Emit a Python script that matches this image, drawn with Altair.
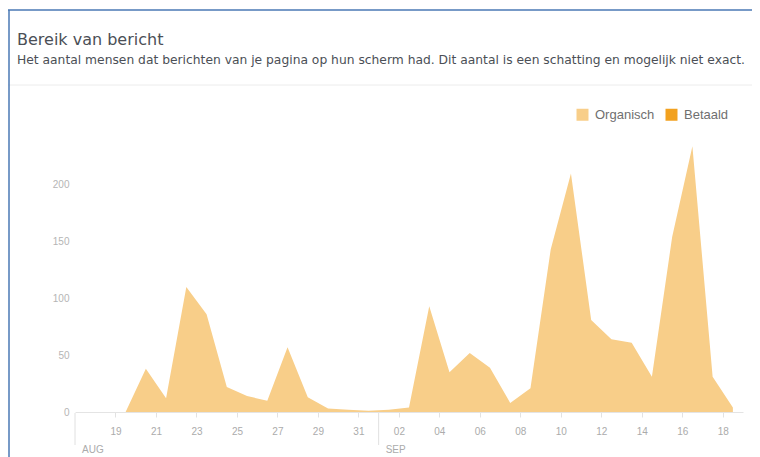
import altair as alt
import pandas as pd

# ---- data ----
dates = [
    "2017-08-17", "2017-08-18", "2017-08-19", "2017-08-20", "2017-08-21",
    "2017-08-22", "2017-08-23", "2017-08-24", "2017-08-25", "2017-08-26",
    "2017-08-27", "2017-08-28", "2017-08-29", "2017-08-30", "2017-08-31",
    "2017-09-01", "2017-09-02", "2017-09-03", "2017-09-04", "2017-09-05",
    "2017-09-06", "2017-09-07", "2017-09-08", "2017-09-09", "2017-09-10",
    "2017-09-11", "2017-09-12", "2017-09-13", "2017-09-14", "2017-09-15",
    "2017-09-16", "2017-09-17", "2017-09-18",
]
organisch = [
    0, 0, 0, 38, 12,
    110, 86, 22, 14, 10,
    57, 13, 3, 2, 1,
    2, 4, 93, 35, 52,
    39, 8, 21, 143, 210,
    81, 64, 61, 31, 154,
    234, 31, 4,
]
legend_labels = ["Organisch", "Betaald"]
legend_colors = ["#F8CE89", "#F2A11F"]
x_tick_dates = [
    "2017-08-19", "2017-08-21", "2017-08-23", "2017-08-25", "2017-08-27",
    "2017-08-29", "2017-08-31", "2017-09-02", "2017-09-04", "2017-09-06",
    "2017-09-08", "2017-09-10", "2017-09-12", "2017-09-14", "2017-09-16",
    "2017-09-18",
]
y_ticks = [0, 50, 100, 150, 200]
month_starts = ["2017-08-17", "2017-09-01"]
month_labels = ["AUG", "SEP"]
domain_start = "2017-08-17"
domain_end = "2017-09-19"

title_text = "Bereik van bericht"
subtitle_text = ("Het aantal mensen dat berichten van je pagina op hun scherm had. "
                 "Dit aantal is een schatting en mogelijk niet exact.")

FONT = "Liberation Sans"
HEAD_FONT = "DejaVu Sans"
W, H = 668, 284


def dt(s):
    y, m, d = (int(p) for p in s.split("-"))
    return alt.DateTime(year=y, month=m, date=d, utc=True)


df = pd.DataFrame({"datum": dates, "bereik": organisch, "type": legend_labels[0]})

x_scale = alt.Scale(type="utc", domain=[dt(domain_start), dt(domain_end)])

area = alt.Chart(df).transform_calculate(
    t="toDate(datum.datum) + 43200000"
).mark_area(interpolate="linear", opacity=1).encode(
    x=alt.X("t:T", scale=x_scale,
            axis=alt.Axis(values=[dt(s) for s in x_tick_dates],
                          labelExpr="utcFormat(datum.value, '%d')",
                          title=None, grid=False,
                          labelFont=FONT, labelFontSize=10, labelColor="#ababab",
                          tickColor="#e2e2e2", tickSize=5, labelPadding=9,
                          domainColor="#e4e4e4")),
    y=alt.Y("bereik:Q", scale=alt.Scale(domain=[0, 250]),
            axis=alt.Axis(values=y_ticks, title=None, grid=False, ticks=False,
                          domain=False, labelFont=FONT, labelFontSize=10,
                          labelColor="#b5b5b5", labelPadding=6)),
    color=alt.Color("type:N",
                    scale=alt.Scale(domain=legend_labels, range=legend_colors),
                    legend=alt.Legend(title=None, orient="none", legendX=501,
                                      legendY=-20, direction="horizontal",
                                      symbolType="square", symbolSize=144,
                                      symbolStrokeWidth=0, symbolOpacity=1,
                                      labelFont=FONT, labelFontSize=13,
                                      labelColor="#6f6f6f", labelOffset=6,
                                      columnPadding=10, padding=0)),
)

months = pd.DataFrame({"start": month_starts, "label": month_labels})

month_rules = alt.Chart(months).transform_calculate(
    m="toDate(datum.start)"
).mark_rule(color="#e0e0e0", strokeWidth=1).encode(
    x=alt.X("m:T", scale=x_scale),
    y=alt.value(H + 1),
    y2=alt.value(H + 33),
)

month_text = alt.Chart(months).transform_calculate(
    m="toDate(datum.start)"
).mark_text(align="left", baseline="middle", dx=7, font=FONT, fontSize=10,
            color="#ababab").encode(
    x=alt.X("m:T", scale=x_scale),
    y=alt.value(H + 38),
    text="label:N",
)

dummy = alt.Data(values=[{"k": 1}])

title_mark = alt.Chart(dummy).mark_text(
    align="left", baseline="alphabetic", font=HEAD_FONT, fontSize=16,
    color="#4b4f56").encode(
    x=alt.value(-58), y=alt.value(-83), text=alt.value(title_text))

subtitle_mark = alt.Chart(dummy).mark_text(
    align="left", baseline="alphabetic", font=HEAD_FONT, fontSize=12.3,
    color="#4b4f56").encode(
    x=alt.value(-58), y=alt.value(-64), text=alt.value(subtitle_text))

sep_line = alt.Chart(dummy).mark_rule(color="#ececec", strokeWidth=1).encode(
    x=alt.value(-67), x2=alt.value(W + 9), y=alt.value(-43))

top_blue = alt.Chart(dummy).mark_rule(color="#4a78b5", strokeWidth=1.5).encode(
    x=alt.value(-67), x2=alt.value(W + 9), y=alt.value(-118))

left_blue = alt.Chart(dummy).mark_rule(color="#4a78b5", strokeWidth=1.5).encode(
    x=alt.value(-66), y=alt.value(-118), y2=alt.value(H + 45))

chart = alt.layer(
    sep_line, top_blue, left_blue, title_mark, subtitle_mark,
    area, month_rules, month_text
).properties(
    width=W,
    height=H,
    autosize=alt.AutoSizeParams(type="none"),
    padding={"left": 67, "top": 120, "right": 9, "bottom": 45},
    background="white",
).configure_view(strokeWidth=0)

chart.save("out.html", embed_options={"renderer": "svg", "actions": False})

*-*-*

**Stated goal:** Return the material line for line, from its beginning to the line that contains "import pandas as pd", with the pictures left out.

**Solution to the exercise:**
Emit a Python script that matches this image, drawn with Altair.
import altair as alt
import pandas as pd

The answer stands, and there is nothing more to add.